Exercise goal: Scan the data below for the string "this". Copy every line where it appears.

Dataset entries:
>> start

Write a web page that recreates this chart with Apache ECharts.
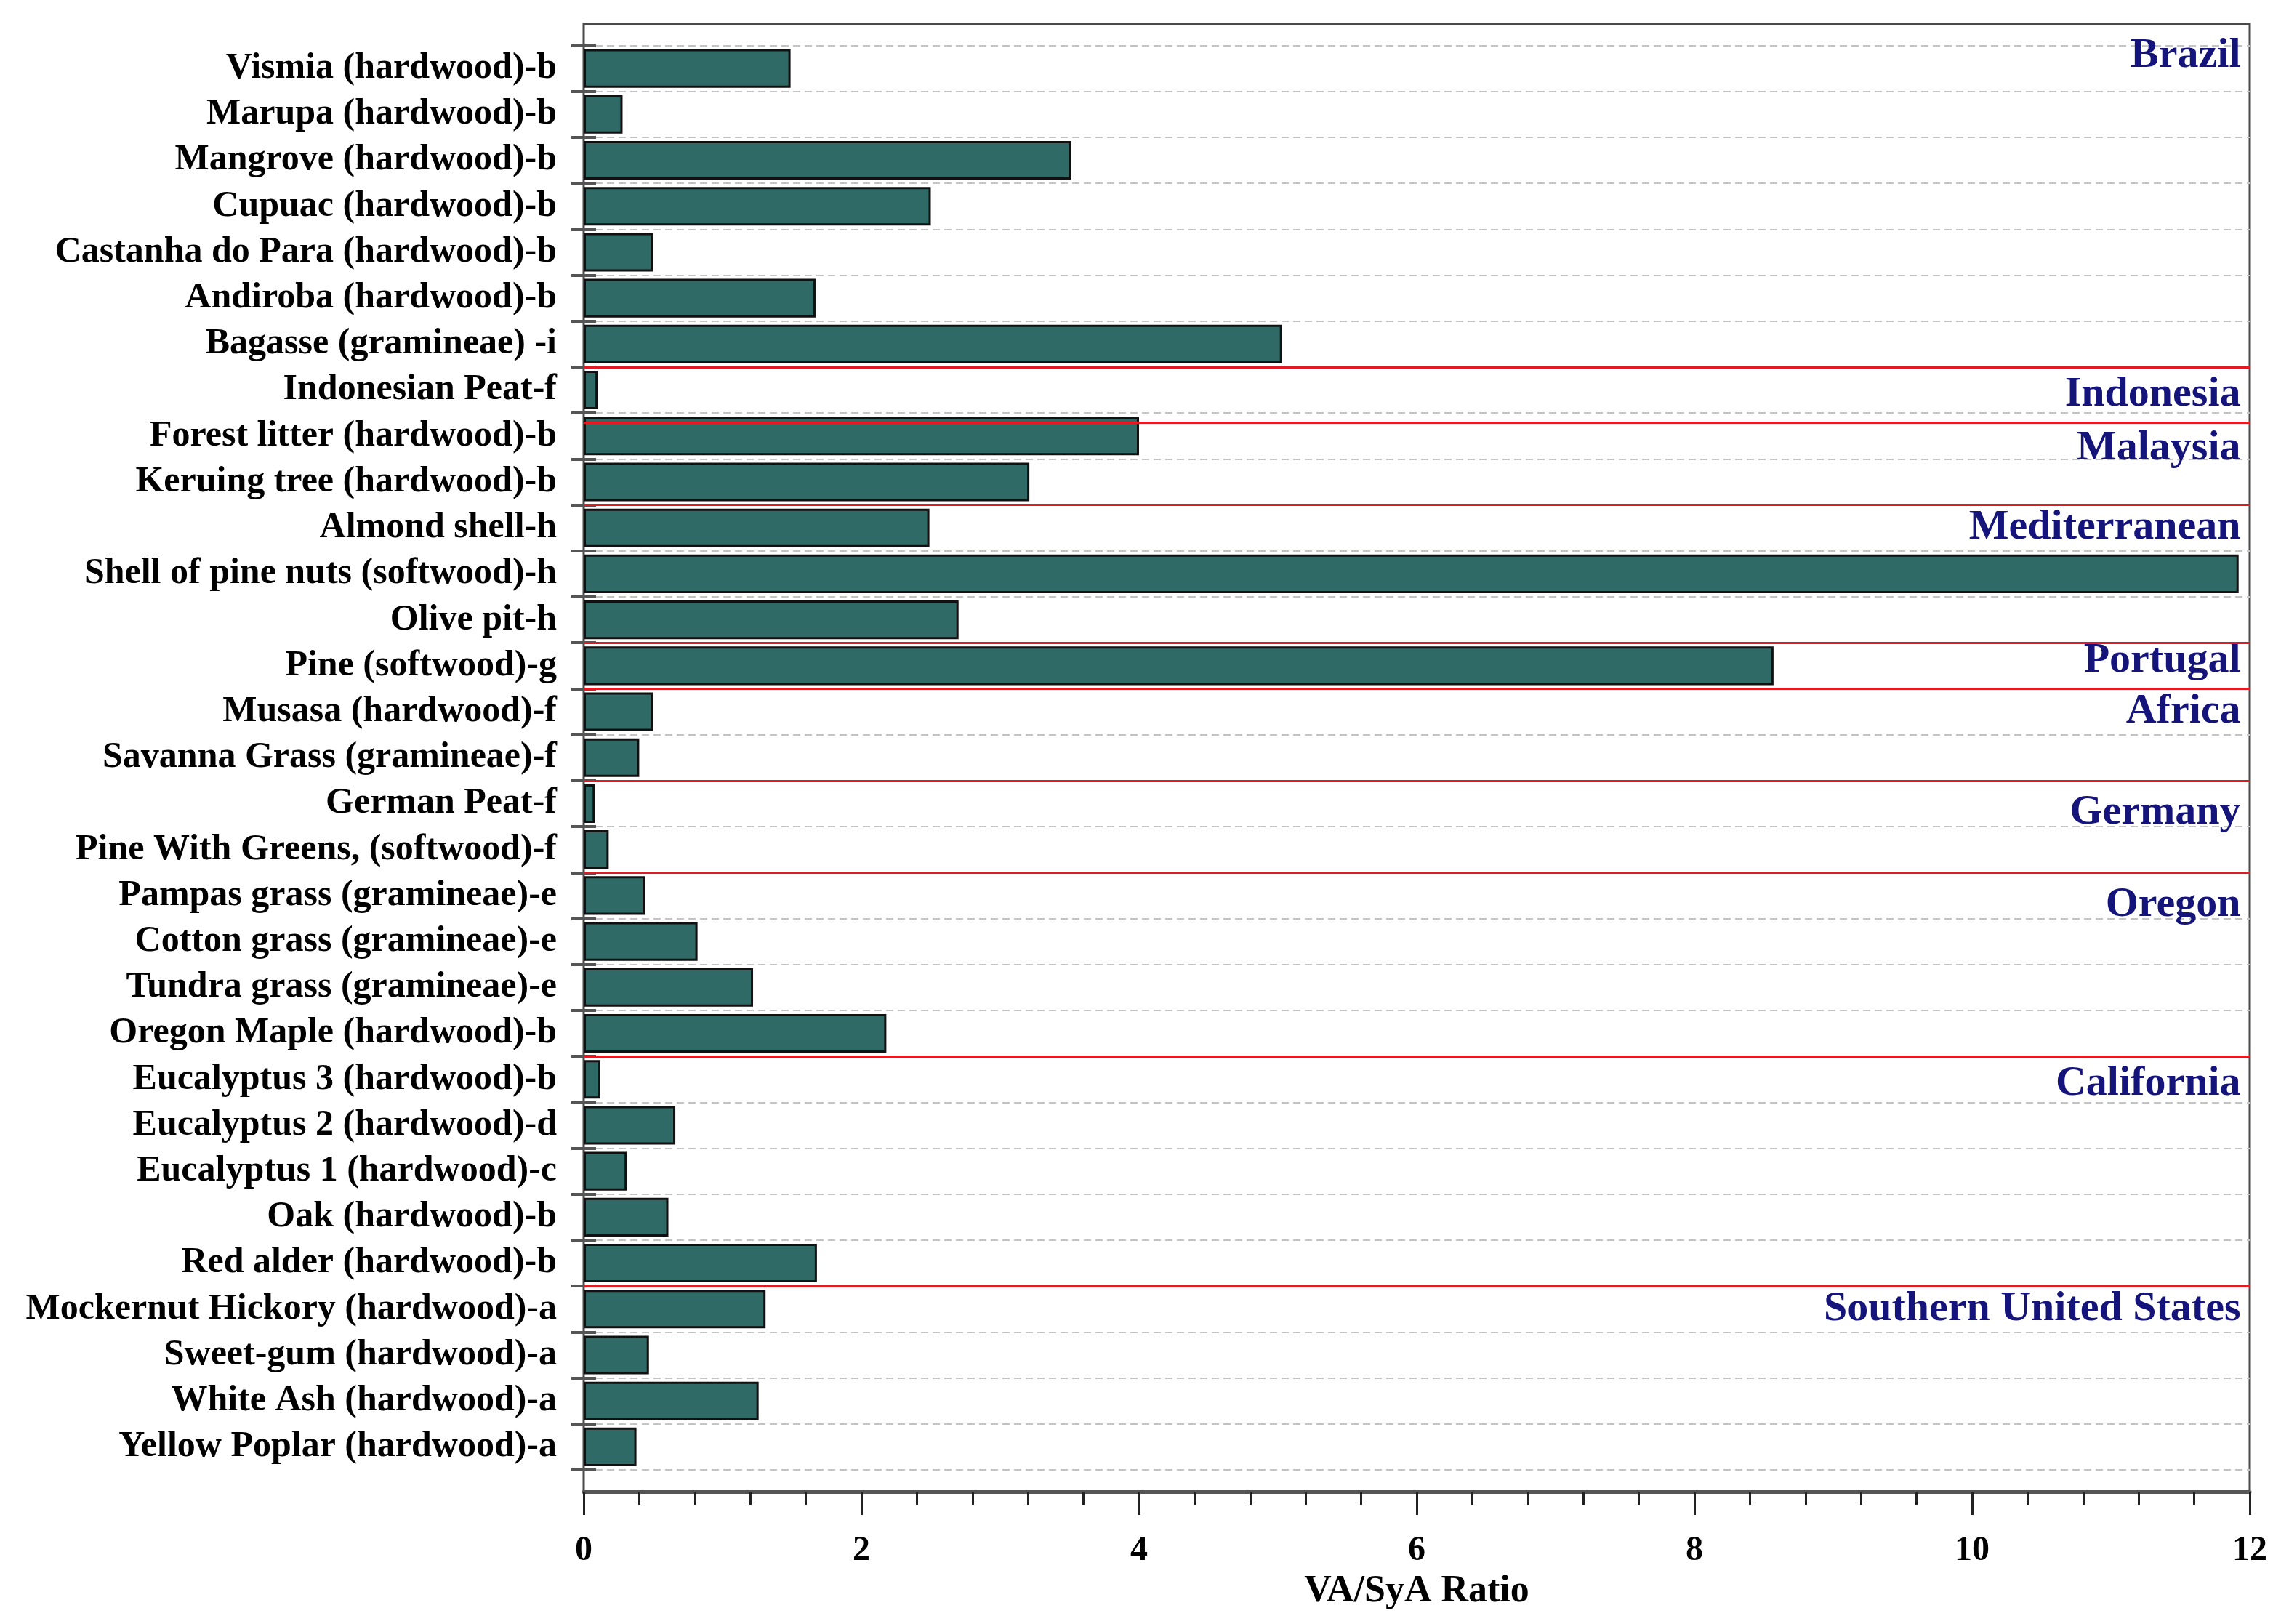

>> end
>> start

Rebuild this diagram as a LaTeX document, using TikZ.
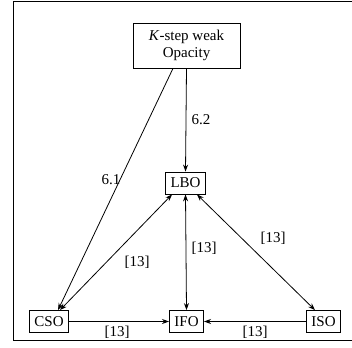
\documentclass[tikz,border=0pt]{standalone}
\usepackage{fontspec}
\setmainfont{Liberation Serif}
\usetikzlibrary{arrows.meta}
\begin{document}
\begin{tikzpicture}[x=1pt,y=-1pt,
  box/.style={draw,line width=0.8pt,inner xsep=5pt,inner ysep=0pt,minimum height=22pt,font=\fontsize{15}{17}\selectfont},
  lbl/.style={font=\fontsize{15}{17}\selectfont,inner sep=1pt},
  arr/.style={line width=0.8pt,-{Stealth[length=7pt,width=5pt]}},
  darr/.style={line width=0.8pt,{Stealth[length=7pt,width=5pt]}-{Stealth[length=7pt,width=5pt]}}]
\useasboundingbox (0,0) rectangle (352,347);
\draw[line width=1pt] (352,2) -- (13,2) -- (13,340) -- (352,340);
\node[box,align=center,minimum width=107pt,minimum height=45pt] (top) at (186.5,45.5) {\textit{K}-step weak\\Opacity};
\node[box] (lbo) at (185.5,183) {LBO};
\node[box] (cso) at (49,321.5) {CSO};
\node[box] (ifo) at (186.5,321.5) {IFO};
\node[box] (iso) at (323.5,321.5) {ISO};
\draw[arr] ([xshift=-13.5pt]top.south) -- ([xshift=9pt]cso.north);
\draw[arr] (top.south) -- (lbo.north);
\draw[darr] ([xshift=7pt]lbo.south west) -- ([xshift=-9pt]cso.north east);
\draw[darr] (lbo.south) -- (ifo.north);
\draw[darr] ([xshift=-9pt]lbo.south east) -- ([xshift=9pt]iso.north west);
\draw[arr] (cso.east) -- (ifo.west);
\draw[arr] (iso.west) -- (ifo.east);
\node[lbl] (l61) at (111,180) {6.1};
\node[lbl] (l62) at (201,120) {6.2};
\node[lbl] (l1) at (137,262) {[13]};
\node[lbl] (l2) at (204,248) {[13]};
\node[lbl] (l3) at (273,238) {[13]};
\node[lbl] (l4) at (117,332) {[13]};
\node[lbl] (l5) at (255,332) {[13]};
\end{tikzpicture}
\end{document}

>> end

Reply:
Write a web page that recreates this chart with Apache ECharts.
Rebuild this diagram as a LaTeX document, using TikZ.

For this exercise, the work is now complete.